··· Extracted entries ···
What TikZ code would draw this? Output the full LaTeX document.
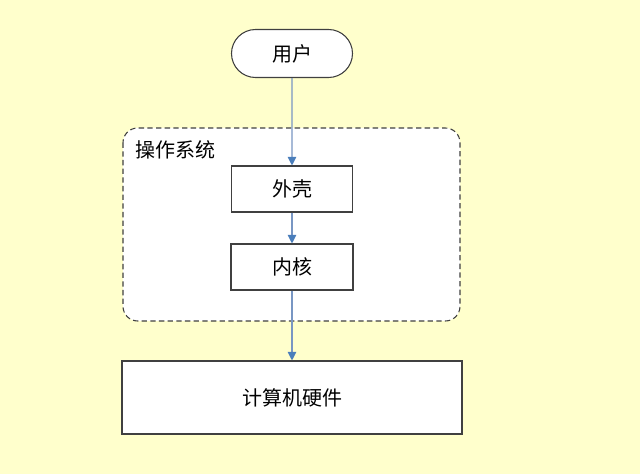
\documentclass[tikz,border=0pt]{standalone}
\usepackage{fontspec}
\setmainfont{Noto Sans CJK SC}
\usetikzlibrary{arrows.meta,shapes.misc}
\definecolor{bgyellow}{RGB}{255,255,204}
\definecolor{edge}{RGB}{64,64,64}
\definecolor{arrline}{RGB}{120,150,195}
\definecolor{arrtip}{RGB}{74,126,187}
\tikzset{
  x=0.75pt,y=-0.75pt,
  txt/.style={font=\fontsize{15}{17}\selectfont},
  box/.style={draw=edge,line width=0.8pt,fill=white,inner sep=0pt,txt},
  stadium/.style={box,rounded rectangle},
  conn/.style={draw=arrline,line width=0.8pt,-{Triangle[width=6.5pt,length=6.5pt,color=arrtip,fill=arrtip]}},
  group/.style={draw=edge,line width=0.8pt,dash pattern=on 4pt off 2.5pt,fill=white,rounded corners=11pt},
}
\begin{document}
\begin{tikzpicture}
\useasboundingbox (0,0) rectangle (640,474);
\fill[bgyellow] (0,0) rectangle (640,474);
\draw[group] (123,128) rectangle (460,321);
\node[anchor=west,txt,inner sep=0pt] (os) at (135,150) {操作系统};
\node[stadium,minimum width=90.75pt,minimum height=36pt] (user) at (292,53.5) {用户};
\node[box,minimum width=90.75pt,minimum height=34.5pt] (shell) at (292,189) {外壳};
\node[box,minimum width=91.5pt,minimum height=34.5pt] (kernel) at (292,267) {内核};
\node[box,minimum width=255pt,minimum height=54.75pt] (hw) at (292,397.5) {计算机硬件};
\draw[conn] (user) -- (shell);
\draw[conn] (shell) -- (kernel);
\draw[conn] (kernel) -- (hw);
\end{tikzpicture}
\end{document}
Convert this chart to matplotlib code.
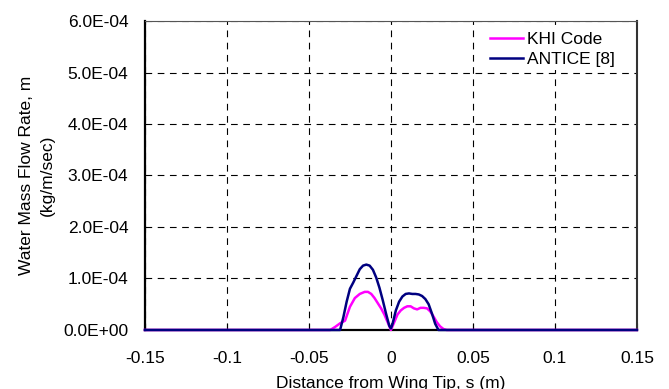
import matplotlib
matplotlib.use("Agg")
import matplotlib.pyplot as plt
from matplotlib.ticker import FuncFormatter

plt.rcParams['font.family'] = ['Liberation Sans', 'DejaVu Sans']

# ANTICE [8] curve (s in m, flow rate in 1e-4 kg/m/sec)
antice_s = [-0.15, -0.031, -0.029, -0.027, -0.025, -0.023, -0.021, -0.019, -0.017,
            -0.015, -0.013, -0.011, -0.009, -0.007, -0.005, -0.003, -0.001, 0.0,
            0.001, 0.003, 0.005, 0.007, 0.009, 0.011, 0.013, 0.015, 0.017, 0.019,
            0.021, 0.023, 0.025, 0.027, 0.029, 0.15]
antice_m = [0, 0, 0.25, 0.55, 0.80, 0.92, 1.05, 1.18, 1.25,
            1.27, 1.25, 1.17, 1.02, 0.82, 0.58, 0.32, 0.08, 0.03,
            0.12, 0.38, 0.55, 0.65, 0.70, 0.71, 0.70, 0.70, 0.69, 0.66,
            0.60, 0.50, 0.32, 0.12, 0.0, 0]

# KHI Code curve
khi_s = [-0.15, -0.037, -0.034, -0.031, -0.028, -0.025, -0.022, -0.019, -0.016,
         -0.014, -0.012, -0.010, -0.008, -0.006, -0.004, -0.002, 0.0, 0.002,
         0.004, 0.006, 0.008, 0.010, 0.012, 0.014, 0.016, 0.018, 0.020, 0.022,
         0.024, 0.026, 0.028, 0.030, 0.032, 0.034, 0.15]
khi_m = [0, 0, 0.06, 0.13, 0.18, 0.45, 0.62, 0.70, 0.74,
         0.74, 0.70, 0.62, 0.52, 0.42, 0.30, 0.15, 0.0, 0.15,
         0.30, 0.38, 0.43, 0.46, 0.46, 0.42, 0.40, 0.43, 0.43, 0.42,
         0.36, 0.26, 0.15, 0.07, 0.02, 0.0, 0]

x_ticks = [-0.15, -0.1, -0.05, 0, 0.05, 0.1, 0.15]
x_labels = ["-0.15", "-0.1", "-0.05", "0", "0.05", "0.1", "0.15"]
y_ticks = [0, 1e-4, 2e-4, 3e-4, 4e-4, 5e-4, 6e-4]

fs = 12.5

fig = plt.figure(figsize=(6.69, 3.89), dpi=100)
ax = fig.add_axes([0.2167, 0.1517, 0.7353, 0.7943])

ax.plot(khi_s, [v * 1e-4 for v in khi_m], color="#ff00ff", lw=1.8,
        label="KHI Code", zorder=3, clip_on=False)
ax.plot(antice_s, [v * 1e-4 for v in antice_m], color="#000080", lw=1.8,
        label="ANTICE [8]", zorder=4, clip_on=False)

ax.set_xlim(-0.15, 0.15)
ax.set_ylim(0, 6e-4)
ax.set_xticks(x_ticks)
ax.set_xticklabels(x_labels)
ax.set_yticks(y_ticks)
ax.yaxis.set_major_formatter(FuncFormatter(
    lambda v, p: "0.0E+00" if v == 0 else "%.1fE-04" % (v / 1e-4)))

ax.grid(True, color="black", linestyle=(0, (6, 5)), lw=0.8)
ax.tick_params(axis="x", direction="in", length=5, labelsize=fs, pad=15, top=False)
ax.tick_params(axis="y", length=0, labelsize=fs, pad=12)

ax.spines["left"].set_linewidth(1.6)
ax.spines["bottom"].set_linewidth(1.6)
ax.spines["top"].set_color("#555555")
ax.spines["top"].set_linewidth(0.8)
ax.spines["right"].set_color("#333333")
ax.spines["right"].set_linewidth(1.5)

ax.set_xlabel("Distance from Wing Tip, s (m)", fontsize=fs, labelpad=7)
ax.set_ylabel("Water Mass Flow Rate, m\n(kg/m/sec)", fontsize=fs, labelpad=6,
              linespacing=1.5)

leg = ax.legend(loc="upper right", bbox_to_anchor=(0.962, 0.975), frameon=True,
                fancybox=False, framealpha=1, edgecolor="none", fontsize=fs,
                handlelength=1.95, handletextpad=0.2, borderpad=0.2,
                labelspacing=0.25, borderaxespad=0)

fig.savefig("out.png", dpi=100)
···
:: Goal ::
Take the lines from the one holding "Convert this chart to matplotlib code." to the one holding "0.36, 0.26, 0.15, 0.07, 0.02, 0.0, 0]", both lines included, and give them again exactly, with no pictures.

:: Result below ::
Convert this chart to matplotlib code.
import matplotlib
matplotlib.use("Agg")
import matplotlib.pyplot as plt
from matplotlib.ticker import FuncFormatter

plt.rcParams['font.family'] = ['Liberation Sans', 'DejaVu Sans']

# ANTICE [8] curve (s in m, flow rate in 1e-4 kg/m/sec)
antice_s = [-0.15, -0.031, -0.029, -0.027, -0.025, -0.023, -0.021, -0.019, -0.017,
            -0.015, -0.013, -0.011, -0.009, -0.007, -0.005, -0.003, -0.001, 0.0,
            0.001, 0.003, 0.005, 0.007, 0.009, 0.011, 0.013, 0.015, 0.017, 0.019,
            0.021, 0.023, 0.025, 0.027, 0.029, 0.15]
antice_m = [0, 0, 0.25, 0.55, 0.80, 0.92, 1.05, 1.18, 1.25,
            1.27, 1.25, 1.17, 1.02, 0.82, 0.58, 0.32, 0.08, 0.03,
            0.12, 0.38, 0.55, 0.65, 0.70, 0.71, 0.70, 0.70, 0.69, 0.66,
            0.60, 0.50, 0.32, 0.12, 0.0, 0]

# KHI Code curve
khi_s = [-0.15, -0.037, -0.034, -0.031, -0.028, -0.025, -0.022, -0.019, -0.016,
         -0.014, -0.012, -0.010, -0.008, -0.006, -0.004, -0.002, 0.0, 0.002,
         0.004, 0.006, 0.008, 0.010, 0.012, 0.014, 0.016, 0.018, 0.020, 0.022,
         0.024, 0.026, 0.028, 0.030, 0.032, 0.034, 0.15]
khi_m = [0, 0, 0.06, 0.13, 0.18, 0.45, 0.62, 0.70, 0.74,
         0.74, 0.70, 0.62, 0.52, 0.42, 0.30, 0.15, 0.0, 0.15,
         0.30, 0.38, 0.43, 0.46, 0.46, 0.42, 0.40, 0.43, 0.43, 0.42,
         0.36, 0.26, 0.15, 0.07, 0.02, 0.0, 0]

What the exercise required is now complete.